Inmates with mental illness have historically clustered in
isolation units, sometimes because of their behavior,
sometimes voluntarily checking into protective custody.
Clallam Bay's ITP has two staff psychologists, one of the
biggest added costs.
Pacholke, the assistant DOC secretary, said the planned
isolation unit at Monroe for inmates with mental illness or
traumatic brain injuries will include group mental-health
care, a result of work with disability advocates.
"You want to somewhat create a safe harbour," he said.
Angela Browne of the Vera Institute of Justice, a nonpartisan
think tank, said Washington is on the edge of a national wave
that is causing prison systems to rethink solitary
confinement.
Financial pressures from the recession have contributed,
because such units are so expensive. "And there's a
willingness to not just say, ‘Punish punish punish, they
deserve it,' " she said.
It's a complicated shift for a prison.
Richards, the Clallam Bay inmate, had already graduated from
ITP when he was interviewed by The Seattle Times last summer.
He'd been a member of the Surenos gang.

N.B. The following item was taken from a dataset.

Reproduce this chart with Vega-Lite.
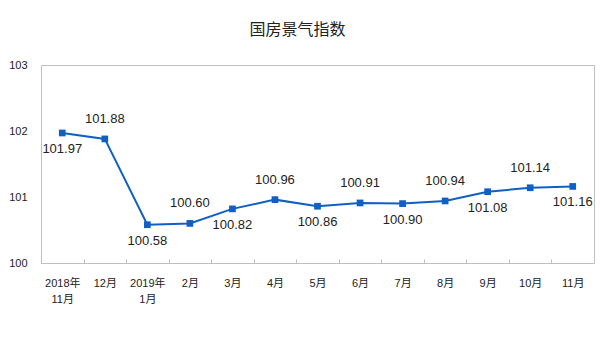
{
  "$schema": "https://vega.github.io/schema/vega-lite/v6.json",
  "width": 553,
  "height": 198,
  "autosize": "none",
  "padding": {"left": 41, "top": 65, "right": 6, "bottom": 95},
  "background": "white",
  "title": {
    "text": "国房景气指数",
    "anchor": "middle",
    "frame": "group",
    "dx": -20,
    "offset": 21,
    "font": "Noto Sans CJK SC",
    "fontSize": 16,
    "fontWeight": "normal",
    "color": "#222222"
  },
  "config": {
    "view": {"stroke": "#BFBFBF", "strokeWidth": 1},
    "axis": {
      "labelFont": "Liberation Sans, Noto Sans CJK SC",
      "labelFontSize": 11,
      "labelColor": "#222222",
      "grid": false,
      "domain": false
    }
  },
  "data": {
    "values": [
      {"month": "2018年11月", "value": 101.97},
      {"month": "12月", "value": 101.88},
      {"month": "2019年1月", "value": 100.58},
      {"month": "2月", "value": 100.60},
      {"month": "3月", "value": 100.82},
      {"month": "4月", "value": 100.96},
      {"month": "5月", "value": 100.86},
      {"month": "6月", "value": 100.91},
      {"month": "7月", "value": 100.90},
      {"month": "8月", "value": 100.94},
      {"month": "9月", "value": 101.08},
      {"month": "10月", "value": 101.14},
      {"month": "11月", "value": 101.16}
    ]
  },
  "encoding": {
    "x": {
      "field": "month",
      "type": "nominal",
      "sort": null,
      "scale": {"type": "band", "paddingInner": 0, "paddingOuter": 0},
      "axis": {
        "title": null,
        "labelAngle": 0,
        "tickBand": "extent",
        "ticks": true,
        "tickSize": -4,
        "tickColor": "#BFBFBF",
        "labelPadding": 18,
        "labelLineHeight": 16,
        "labelExpr": "datum.value == '2018年11月' ? ['2018年', '11月'] : datum.value == '2019年1月' ? ['2019年', '1月'] : datum.value"
      }
    },
    "y": {
      "field": "value",
      "type": "quantitative",
      "scale": {"domain": [100, 103], "zero": false},
      "axis": {
        "title": null,
        "values": [100, 101, 102, 103],
        "ticks": false,
        "labelPadding": 14,
        "format": "d"
      }
    }
  },
  "layer": [
    {
      "mark": {"type": "line", "color": "#0F5FC5", "strokeWidth": 2}
    },
    {
      "mark": {"type": "square", "color": "#0F5FC5", "size": 45, "opacity": 1, "filled": true}
    },
    {
      "transform": [{"filter": {"field": "month", "oneOf": ["12月", "2月", "4月", "6月", "8月", "10月"]}}],
      "mark": {"type": "text", "dy": -20, "font": "Liberation Sans", "fontSize": 13, "color": "#222222"},
      "encoding": {"text": {"field": "value", "type": "quantitative", "format": ".2f"}}
    },
    {
      "transform": [{"filter": {"field": "month", "oneOf": ["2018年11月", "2019年1月", "3月", "5月", "7月", "9月", "11月"]}}],
      "mark": {"type": "text", "dy": 16, "font": "Liberation Sans", "fontSize": 13, "color": "#222222"},
      "encoding": {"text": {"field": "value", "type": "quantitative", "format": ".2f"}}
    }
  ]
}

A tattoo across his
neck reads, "Test Your Fate."
He said he'd also graduated from seven anger-management
classes "but had little to show for it," and was set to be
released this summer, after serving 15 years for residential
burglaries. So he said he bought into the ITP's behavioural
change ideas.
"I put my heart into it," he said. "No one expects me to gang
bang. Everybody respects that I'm out of the crap, out of the
politics."
In November, he went back into solitary confinement, pending
an investigation into gang activity.